Restate the lines word for word, from the first line of the records through the line containing "(ajis) at (157,498)". Leave out the pictures and anything after that line.

START INPUT MATERIAL

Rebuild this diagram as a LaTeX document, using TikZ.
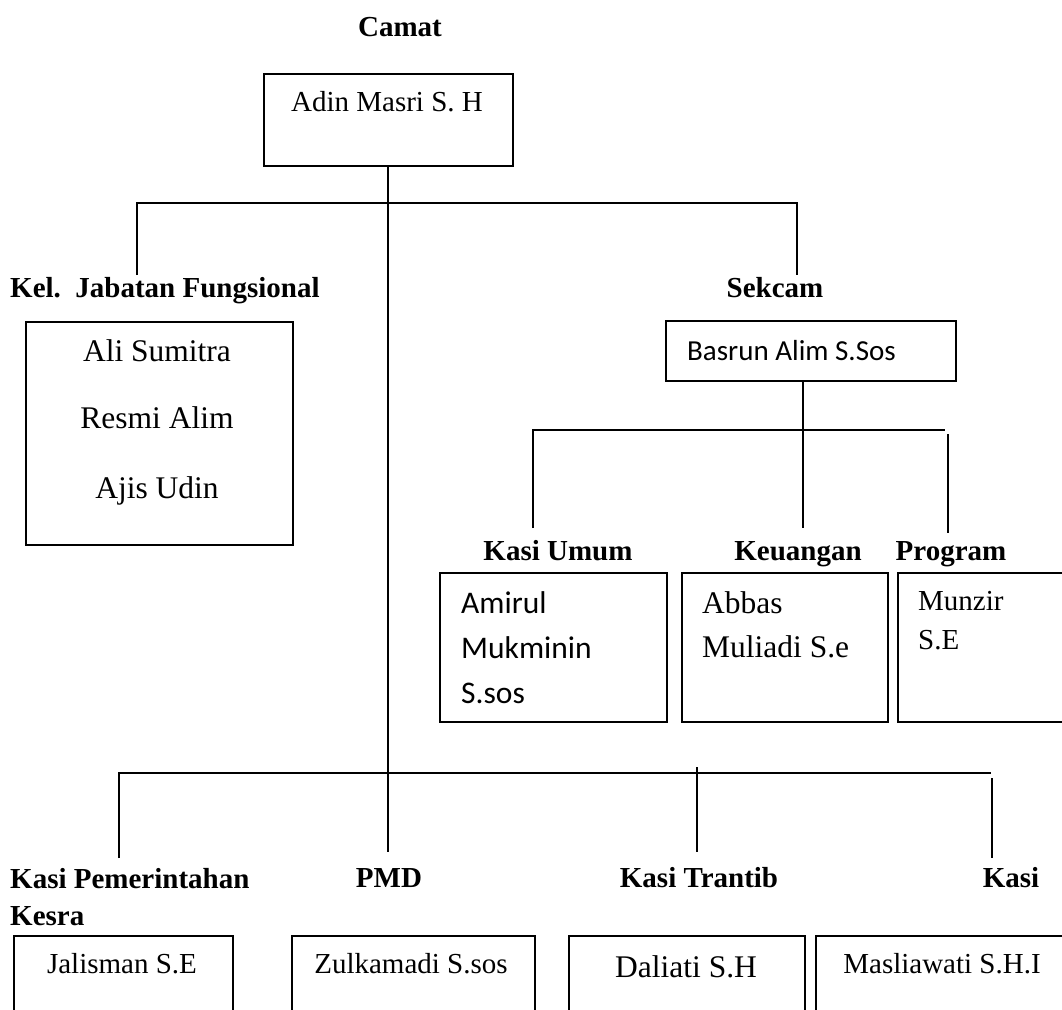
\documentclass[tikz,border=0pt]{standalone}
\usepackage{fontspec}
\setmainfont{Liberation Serif}
\newfontfamily\calibrifont{Carlito}

\begin{document}
\begin{tikzpicture}[
        x=1pt, y=-1pt,
        every node/.style={inner sep=0pt, font=\fontsize{29}{34}\selectfont},
        box/.style={draw, rectangle, line width=1.8pt, anchor=north west},
        jabatan/.style={font=\fontsize{29}{34}\selectfont\bfseries, anchor=base},
        nama/.style={anchor=base},
        namabesar/.style={anchor=base, font=\fontsize{31.5}{36}\selectfont},
        sans/.style={font=\fontsize{29}{34}\selectfont\calibrifont, anchor=base west},
        sansbesar/.style={font=\fontsize{31.5}{36}\selectfont\calibrifont, anchor=base west},
        link/.style={line width=1.3pt}
    ]
    \useasboundingbox (0,0) rectangle (1062,1009);
    \clip (0,0) rectangle (1062,1009);

    \node[jabatan] (camat) at (400,36) {Camat};
    \node[box, minimum width=249pt, minimum height=92pt] (adin) at (263,73) {};
    \node[nama] (adin-t) at (387,111) {Adin Masri S. H};

    \node[jabatan, anchor=base west] (fungsional) at (10,297) {Kel.\ \ Jabatan Fungsional};
    \node[box, minimum width=267pt, minimum height=223pt] (fungsional-box) at (25,321) {};
    \node[namabesar] (ali) at (157,361) {Ali Sumitra};
    \node[namabesar] (resmi) at (157,428) {Resmi Alim};
    \node[namabesar] (ajis) at (157,498) {Ajis Udin};

    \node[jabatan] (sekcam) at (775,297) {Sekcam};
    \node[box, minimum width=290pt, minimum height=60pt] (basrun) at (665,320) {};
    \node[sans] (basrun-t) at (687,360) {Basrun Alim S.Sos};

    \node[jabatan] (umum) at (558,560) {Kasi Umum};
    \node[jabatan] (keuangan) at (798,560) {Keuangan};
    \node[jabatan] (program) at (951,560) {Program};
    \node[box, minimum width=227pt, minimum height=149pt] (umum-box) at (439,572) {};
    \node[box, minimum width=206pt, minimum height=149pt] (keuangan-box) at (681,572) {};
    \node[box, minimum width=200pt, minimum height=149pt] (program-box) at (897,572) {};
    \node[sansbesar] (amirul) at (461,613) {Amirul};
    \node[sansbesar] (mukminin) at (461,658) {Mukminin};
    \node[sansbesar] (ssos) at (461,703) {S.sos};
    \node[namabesar, anchor=base west] (abbas) at (702,613) {Abbas};
    \node[namabesar, anchor=base west] (muliadi) at (702,657) {Muliadi S.e};
    \node[nama, anchor=base west] (munzir) at (918,610) {Munzir};
    \node[nama, anchor=base west] (munzir-se) at (918,649) {S.E};

    \node[jabatan, anchor=base west] (pemerintahan) at (10,888) {Kasi Pemerintahan};
    \node[jabatan, anchor=base west] (kesra) at (10,925) {Kesra};
    \node[jabatan] (pmd) at (389,887) {PMD};
    \node[jabatan] (trantib) at (699,887) {Kasi Trantib};
    \node[jabatan] (kasi) at (1011,887) {Kasi};
    \node[box, minimum width=219pt, minimum height=110pt] (pemerintahan-box) at (13,935) {};
    \node[box, minimum width=243pt, minimum height=110pt] (pmd-box) at (291,935) {};
    \node[box, minimum width=236pt, minimum height=110pt] (trantib-box) at (568,935) {};
    \node[box, minimum width=260pt, minimum height=110pt] (kasi-box) at (815,935) {};
    \node[nama] (jalisman) at (122,973) {Jalisman S.E};
    \node[nama] (zulkamadi) at (411,973) {Zulkamadi S.sos};
    \node[namabesar] (daliati) at (686,977) {Daliati S.H};
    \node[nama] (masliawati) at (942,973) {Masliawati S.H.I};

    % ujung garis
    \coordinate (fork1) at (388,203);
    \coordinate (fungsional-end) at (137,275);
    \coordinate (sekcam-end) at (797,275);
    \coordinate (fork2) at (803,430);
    \coordinate (bar2-r) at (945,430);
    \coordinate (umum-end) at (533,528);
    \coordinate (keuangan-end) at (803,528);
    \coordinate (program-top) at (948,434);
    \coordinate (program-end) at (948,533);
    \coordinate (bar3-r) at (991,773);
    \coordinate (pemerintahan-end) at (119,858);
    \coordinate (pmd-end) at (388,852);
    \coordinate (trantib-top) at (697,767);
    \coordinate (trantib-end) at (697,852);
    \coordinate (kasi-top) at (992,778);
    \coordinate (kasi-end) at (992,858);

    \draw[link] (adin.south -| pmd-end) -- (pmd-end);
    \draw[link] (fungsional-end) |- (fork1) -| (sekcam-end);
    \draw[link] (basrun.south -| keuangan-end) -- (keuangan-end);
    \draw[link] (umum-end) |- (bar2-r);
    \draw[link] (program-top) -- (program-end);
    \draw[link] (pemerintahan-end) |- (bar3-r);
    \draw[link] (trantib-top) -- (trantib-end);
    \draw[link] (kasi-top) -- (kasi-end);
\end{tikzpicture}
\end{document}
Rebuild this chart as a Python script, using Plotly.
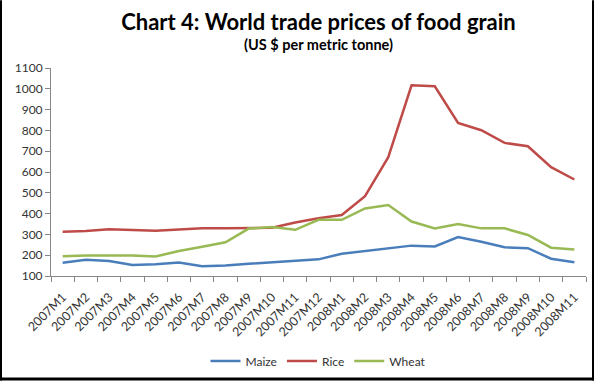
import plotly.graph_objects as go

months = ["2007M1","2007M2","2007M3","2007M4","2007M5","2007M6","2007M7","2007M8",
          "2007M9","2007M10","2007M11","2007M12","2008M1","2008M2","2008M3","2008M4",
          "2008M5","2008M6","2008M7","2008M8","2008M9","2008M10","2008M11"]
maize = [164,178,172,153,157,165,147,150,159,165,171,180,207,220,234,246,242,287,265,238,234,183,166]
rice = [313,316,325,322,318,324,330,330,330,332,357,378,393,484,671,1017,1012,836,801,740,724,623,564]
wheat = [195,199,199,199,194,220,241,262,328,335,322,370,370,425,441,362,329,350,329,329,297,236,228]

W, H = 594, 382
L, R, T, B = 51, 8, 68, 105
pw, ph = W - L - R, H - T - B

fig = go.Figure()
for name, vals, col in [("Maize", maize, "#4A7EBB"), ("Rice", rice, "#BE4B48"), ("Wheat", wheat, "#98B954")]:
    fig.add_trace(go.Scatter(x=months, y=vals, name=name, mode="lines",
                             line=dict(color=col, width=2.5)))

def px_x(p):
    return (p - L) / pw

def px_y(p):
    return (H - B - p) / ph

border = "black"
shapes = [
    dict(type="rect", xref="paper", yref="paper", x0=px_x(0), x1=px_x(2), y0=px_y(H), y1=px_y(0),
         fillcolor=border, line_width=0),
    dict(type="rect", xref="paper", yref="paper", x0=px_x(592), x1=px_x(W), y0=px_y(H), y1=px_y(0),
         fillcolor=border, line_width=0),
    dict(type="rect", xref="paper", yref="paper", x0=px_x(0), x1=px_x(W), y0=px_y(H), y1=px_y(379),
         fillcolor=border, line_width=0),
]

fig.update_layout(
    width=W, height=H,
    margin=dict(l=L, r=R, t=T, b=B),
    paper_bgcolor="white", plot_bgcolor="white",
    font=dict(family="Lato, Open Sans, sans-serif", color="#333333"),
    title=dict(text="<b>Chart 4: World trade prices of food grain</b>",
               x=0.5, xref="paper", xanchor="center", y=1 - 22 / H, yanchor="middle",
               font=dict(size=22, color="black", family="Lato, sans-serif")),
    annotations=[dict(text="<b>(US $ per metric tonne)</b>", xref="paper", yref="paper",
                      x=0.5, y=px_y(44), xanchor="center", yanchor="middle", showarrow=False,
                      font=dict(size=14.5, color="black", family="Lato, sans-serif"))],
    showlegend=True,
    legend=dict(orientation="h", x=0.5, xanchor="center", y=px_y(361), yanchor="middle",
                font=dict(size=12, color="#333333"), itemwidth=30, traceorder="normal"),
    shapes=shapes,
    xaxis=dict(type="category", tickangle=-45, tickson="boundaries", ticks="outside",
               ticklen=5, tickcolor="#868686", showline=True, linecolor="#868686",
               showgrid=False, tickfont=dict(size=12.5, color="#333333"), range=[-0.5, 22.5],
               ticklabelstandoff=8),
    yaxis=dict(range=[100, 1100], dtick=100, ticks="outside", ticklen=5, tickcolor="#868686",
               showline=True, linecolor="#868686", showgrid=False, zeroline=False,
               tickfont=dict(size=12, color="#333333")),
)

fig.write_html("out.html", config={"displayModeBar": False},
               post_script="document.body.style.margin='0';")
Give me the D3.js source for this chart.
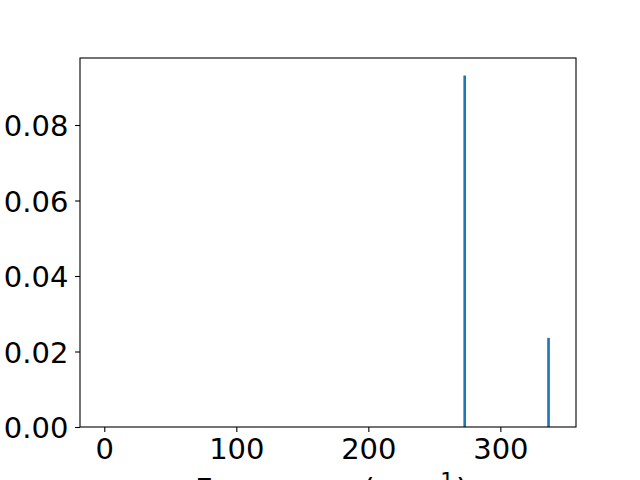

END INPUT MATERIAL

FINAL RESULT »
Rebuild this diagram as a LaTeX document, using TikZ.
\documentclass[tikz,border=0pt]{standalone}
\usepackage{fontspec}
\setmainfont{Liberation Serif}
\newfontfamily\calibrifont{Carlito}

\begin{document}
\begin{tikzpicture}[
        x=1pt, y=-1pt,
        every node/.style={inner sep=0pt, font=\fontsize{29}{34}\selectfont},
        box/.style={draw, rectangle, line width=1.8pt, anchor=north west},
        jabatan/.style={font=\fontsize{29}{34}\selectfont\bfseries, anchor=base},
        nama/.style={anchor=base},
        namabesar/.style={anchor=base, font=\fontsize{31.5}{36}\selectfont},
        sans/.style={font=\fontsize{29}{34}\selectfont\calibrifont, anchor=base west},
        sansbesar/.style={font=\fontsize{31.5}{36}\selectfont\calibrifont, anchor=base west},
        link/.style={line width=1.3pt}
    ]
    \useasboundingbox (0,0) rectangle (1062,1009);
    \clip (0,0) rectangle (1062,1009);

    \node[jabatan] (camat) at (400,36) {Camat};
    \node[box, minimum width=249pt, minimum height=92pt] (adin) at (263,73) {};
    \node[nama] (adin-t) at (387,111) {Adin Masri S. H};

    \node[jabatan, anchor=base west] (fungsional) at (10,297) {Kel.\ \ Jabatan Fungsional};
    \node[box, minimum width=267pt, minimum height=223pt] (fungsional-box) at (25,321) {};
    \node[namabesar] (ali) at (157,361) {Ali Sumitra};
    \node[namabesar] (resmi) at (157,428) {Resmi Alim};
    \node[namabesar] (ajis) at (157,498) {Ajis Udin};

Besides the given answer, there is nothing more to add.